José Cruz (*)
O hoje advogado e pós-graduado em Comércio Exterior e Direito Esportivo, Alan Pessotti foi atleta de natação, integrando a delegação brasileira em várias competições internacionais. Capixaba, ele nadou pelo Vasco, Flamengo e na Itália. Especialista nos 100m peito, o auge de sua carreira foi entre 1996 e 2000, uma época em que a limitação dos recursos para o esporte contrasta com a fartura de agora.
A partir de um comentário sobre a realização dos Jogos Pan-Americanos de Guadalajara, sugeri que Pessotti escrevesse sobre a importância do evento para o nosso contexto esportivo. O texto está a seguir, e o autor aborda o que aqui muito se discute: a pressão dos cartolas, as cobranças de clubes e patrocinadores, o ufanismo da imprensa diante de eventos nem sempre expressivos e, também, a “meritrocracia” usada pelo COB para a distribuição dos recursos da Lei Piva.
Confiram o texto:
Estive nos Jogos Pan-americanos de Winnipeg em 1999 como atleta da natação.

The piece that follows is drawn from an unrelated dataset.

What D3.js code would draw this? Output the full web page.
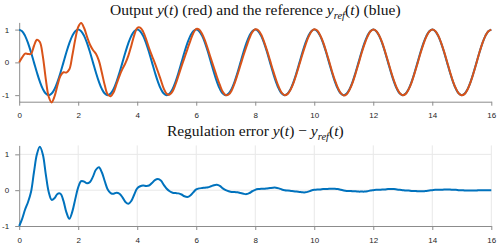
<!DOCTYPE html>
<html><head><meta charset="utf-8">
<script src="https://cdn.jsdelivr.net/npm/d3@7"></script>
<style>
html,body{margin:0;padding:0;background:#fff;}
svg{display:block;}
.tick text{font-family:"Liberation Sans",Arial,sans-serif;font-size:8px;fill:#262626;}
.title{font-family:"Liberation Serif","Times New Roman",serif;font-size:15.5px;fill:#111;}
</style></head>
<body>
<svg id="c" width="498" height="249"></svg>
<script>
// time samples (s)
const time = [
0,0.1,0.2,0.3,0.4,0.5,0.6,0.7,0.8,0.9,
1,1.1,1.2,1.3,1.4,1.5,1.6,1.7,1.8,1.9,
2,2.1,2.2,2.3,2.4,2.5,2.6,2.7,2.8,2.9,
3,3.1,3.2,3.3,3.4,3.5,3.6,3.7,3.8,3.9,
4,4.1,4.2,4.3,4.4,4.5,4.6,4.7,4.8,4.9,
5,5.1,5.2,5.3,5.4,5.5,5.6,5.7,5.8,5.9,
6,6.1,6.2,6.3,6.4,6.5,6.6,6.7,6.8,6.9,
7,7.1,7.2,7.3,7.4,7.5,7.6,7.7,7.8,7.9,
8,8.1,8.2,8.3,8.4,8.5,8.6,8.7,8.8,8.9,
9,9.1,9.2,9.3,9.4,9.5,9.6,9.7,9.8,9.9,
10,10.1,10.2,10.3,10.4,10.5,10.6,10.7,10.8,10.9,
11,11.1,11.2,11.3,11.4,11.5,11.6,11.7,11.8,11.9,
12,12.1,12.2,12.3,12.4,12.5,12.6,12.7,12.8,12.9,
13,13.1,13.2,13.3,13.4,13.5,13.6,13.7,13.8,13.9,
14,14.1,14.2,14.3,14.4,14.5,14.6,14.7,14.8,14.9,
15,15.1,15.2,15.3,15.4,15.5,15.6,15.7,15.8,15.9,
16];
// reference y_ref(t) (blue)
const yRef = [
1,0.951,0.809,0.588,0.309,0,-0.309,-0.588,-0.809,-0.951,-1,-0.951,-0.809,-0.588,-0.309,0,0.309,0.588,0.809,0.951,
1,0.951,0.809,0.588,0.309,0,-0.309,-0.588,-0.809,-0.951,-1,-0.951,-0.809,-0.588,-0.309,0,0.309,0.588,0.809,0.951,
1,0.951,0.809,0.588,0.309,0,-0.309,-0.588,-0.809,-0.951,-1,-0.951,-0.809,-0.588,-0.309,0,0.309,0.588,0.809,0.951,
1,0.951,0.809,0.588,0.309,0,-0.309,-0.588,-0.809,-0.951,-1,-0.951,-0.809,-0.588,-0.309,0,0.309,0.588,0.809,0.951,
1,0.951,0.809,0.588,0.309,0,-0.309,-0.588,-0.809,-0.951,-1,-0.951,-0.809,-0.588,-0.309,0,0.309,0.588,0.809,0.951,
1,0.951,0.809,0.588,0.309,0,-0.309,-0.588,-0.809,-0.951,-1,-0.951,-0.809,-0.588,-0.309,0,0.309,0.588,0.809,0.951,
1,0.951,0.809,0.588,0.309,0,-0.309,-0.588,-0.809,-0.951,-1,-0.951,-0.809,-0.588,-0.309,0,0.309,0.588,0.809,0.951,
1,0.951,0.809,0.588,0.309,0,-0.309,-0.588,-0.809,-0.951,-1,-0.951,-0.809,-0.588,-0.309,0,0.309,0.588,0.809,0.951,
1];
// regulation error y(t) - y_ref(t)
const err = [
-1,-0.8,-0.54,-0.33,-0.05,0.5,1.0,1.21,1.0,0.45,
-0.05,-0.27,-0.22,-0.1,-0.1,-0.3,-0.62,-0.8,-0.6,-0.25,
0.08,0.25,0.24,0.19,0.23,0.38,0.57,0.64,0.5,0.25,
0.02,-0.08,-0.1,-0.07,-0.1,-0.2,-0.33,-0.38,-0.3,-0.12,
0.05,0.11,0.13,0.12,0.13,0.2,0.28,0.31,0.27,0.15,
0.04,-0.03,-0.07,-0.08,-0.09,-0.12,-0.17,-0.19,-0.15,-0.06,
0.02,0.05,0.06,0.07,0.08,0.11,0.14,0.15,0.12,0.05,
0,-0.03,-0.05,-0.05,-0.06,-0.08,-0.1,-0.11,-0.08,-0.03,
0.01,0.03,0.04,0.04,0.05,0.06,0.07,0.07,0.05,0.02,
0,-0.01,-0.02,-0.03,-0.04,-0.05,-0.06,-0.06,-0.04,-0.01,
0.01,0.02,0.02,0.03,0.03,0.04,0.04,0.04,0.03,0.01,
-0.01,-0.02,-0.02,-0.03,-0.03,-0.04,-0.04,-0.04,-0.03,-0.01,
0,0.01,0.01,0.02,0.02,0.03,0.03,0.03,0.02,0.01,
0,-0.01,-0.01,-0.02,-0.02,-0.03,-0.03,-0.03,-0.02,-0.01,
0,0.01,0.01,0.01,0.02,0.02,0.02,0.01,0.01,0,
0,-0.01,-0.01,-0.01,-0.01,-0.01,0,0,0,0,
0];
// output y(t) (red) = reference + error
const yOut = yRef.map((v,i)=>v+err[i]);

const xTicks = [0,2,4,6,8,10,12,14,16];
const yTicks = [-1,0,1];

const svg = d3.select("#c");
const BLUE = "#0072BD", RED = "#D95319", AX = "#8c8c8c", GRID = "#e8e8e8";

const x = d3.scaleLinear().domain([0,16]).range([19.2,491.3]);
const yTop = d3.scaleLinear().domain([-1.2,1.22]).range([101.7,22.4]);
const yBot = d3.scaleLinear().domain([-1,1.25]).range([226,145.4]);

function drawAxes(y, grid){
  const g = svg.append("g");
  if(grid){
    g.selectAll(".vg").data(xTicks.slice(1)).join("line")
      .attr("x1",d=>x(d)).attr("x2",d=>x(d)).attr("y1",y.range()[0]).attr("y2",y.range()[1])
      .attr("stroke",GRID).attr("stroke-width",1);
    g.selectAll(".hg").data(yTicks.slice(1)).join("line")
      .attr("x1",x.range()[0]).attr("x2",x.range()[1]).attr("y1",d=>y(d)).attr("y2",d=>y(d))
      .attr("stroke",GRID).attr("stroke-width",1);
  }
  const xa = g.append("g").attr("transform",`translate(0,${y.range()[0]})`)
    .call(d3.axisBottom(x).tickValues(xTicks).tickSize(4).tickPadding(7).tickSizeOuter(0));
  const ya = g.append("g").attr("transform",`translate(${x.range()[0]},0)`)
    .call(d3.axisLeft(y).tickValues(yTicks).tickSize(4).tickPadding(6).tickSizeOuter(0).tickFormat(d3.format("d")));
  [xa,ya].forEach(a=>{
    a.select(".domain").attr("stroke",AX);
    a.selectAll(".tick line").attr("stroke",AX);
  });
  ya.selectAll(".tick text").text(d=>d<0?"-"+Math.abs(d):d);
}
drawAxes(yTop,false);
drawAxes(yBot,true);

const lineTop = (arr)=> d3.line().curve(d3.curveCatmullRom.alpha(0.5))
  .x((d,i)=>x(time[i])).y(d=>yTop(d))(arr);
svg.append("path").attr("d",lineTop(yRef)).attr("fill","none").attr("stroke",BLUE).attr("stroke-width",2);
svg.append("path").attr("d",lineTop(yOut)).attr("fill","none").attr("stroke",RED).attr("stroke-width",2);

const lineBot = d3.line().curve(d3.curveCatmullRom.alpha(0.5))
  .x((d,i)=>x(time[i])).y(d=>yBot(d));
svg.append("path").attr("d",lineBot(err)).attr("fill","none").attr("stroke",BLUE).attr("stroke-width",2);

// titles
function title(yPos, parts){
  const t = svg.append("text").attr("class","title").attr("x",(x.range()[0]+x.range()[1])/2)
    .attr("y",yPos).attr("text-anchor","middle");
  parts.forEach(p=>{
    const s = t.append("tspan").text(p.t);
    if(p.i) s.attr("font-style","italic");
    if(p.sub) s.attr("font-size","10.5px").attr("baseline-shift","-3.5");
  });
}
title(15,[{t:"Output "},{t:"y",i:1},{t:"("},{t:"t",i:1},{t:") (red) and the reference "},{t:"y",i:1},{t:"ref",i:1,sub:1},{t:"("},{t:"t",i:1},{t:") (blue)"}]);
title(135.5,[{t:"Regulation error "},{t:"y",i:1},{t:"("},{t:"t",i:1},{t:") − "},{t:"y",i:1},{t:"ref",i:1,sub:1},{t:"("},{t:"t",i:1},{t:")"}]);
</script>
</body></html>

Voltei sem medalha, pois tive uma contusão na virilha, durante a fase de aclimatação, nos Estados Unidos.
Na ocasião, era atleta do Flamengo e fazíamos nove sessões semanais de treinos. Já na tal aclimatação passamos para 12, o que certamente causou a minha contusão. Aliás, estávamos lá gastando a verba do COB sem a mínima necessidade, pois não havia um fuso-horário considerável.
Mas o que uma mera contusão tem a ver com a real importância dos Jogos Pan-americanos? Tudo. Ela tem a ver com a pressão colocada pela Confederação nos treinadores por resultados (o que fez com que meu técnico se equivocasse na parte final do treinamento). Os clubes pressionavam os atletas para demonstrar seu poderio perante os rivais em um hipotético quadro de medalhas clubístico, enquanto o COB pressionava as Confederações. E hoje a situação deve estar ainda pior, pois um dos critérios para a distribuição de verbas públicas é o rendimento de cada modalidade no Pan.
Na época, minha preferência era ter participado das Universíades, competição muito mais forte e de nível realmente de altíssimo nível, perdendo em importância apenas para Olimpíadas e Mundial em piscina longa. Mas isto era impensável estando atrelado a um clube e submetido a vaidades de treinadores e dirigentes em uma época de disputas acirradas nos esportes olímpicos entre Vasco e Flamengo.
É bom sermos campeões, o povo gosta de ver o Brasil vencendo. Dá muito mais audiência um brasileiro vencendo uma competição de nível duvidoso do que sendo finalista em um campeonato mundial.
Mas falta ética para a grande parte da imprensa. No afã de maximizar os feitos brasileiros no Pan, simplesmente "esquece" de dizer quem são os adversários e, principalmente, quais adversários não estavam presentes.
Muitas vezes falta ética também aos próprios atletas e treinadores, que omitem à imprensa e patrocinadores a real amplitude das vitórias. O resultado deste ciclo vicioso é uma série de desculpas esfarrapadas nas Olimpíadas. Afinal, para quem era um fenômeno como virou um atleta normal em um ano?
A televisão, em maior grau dentre os veículos de comunicação, prima pelo ufanismo nacionalista e chega ao ponto de criar eventos pré-formatados para que o Brasil vença. De que vale um "Mundialito de Beach Soccer", "Jogos Mundiais de Verão", "Short Triathlon", "Desafio Internacional de Bolinha de Gude"? A resposta é muito simples: para o narrador poder chegar ao clímax berrando É DO BRASIL!!!!!!!!
Pão e circo? O pão no Brasil atual é equivalente às "bolsas" que o governo dá à população carente e o circo hoje é o esporte. Simples assim.
Alan Pessotti, 38 anos, é o atual recordista sul-americano master dos 50m e 100m peito, 100m medley, 4x50m livre e 4x50m medley; e 1º do ranking mundial master, em 2006, 2007 e 2008.
(*) Jornalista e que cobre há mais de 20 anos os bastidores da política e economia do esporte, acompanhando a execução orçamentária do governo, a produção de leis e o uso de verbas estatais na área esportiva.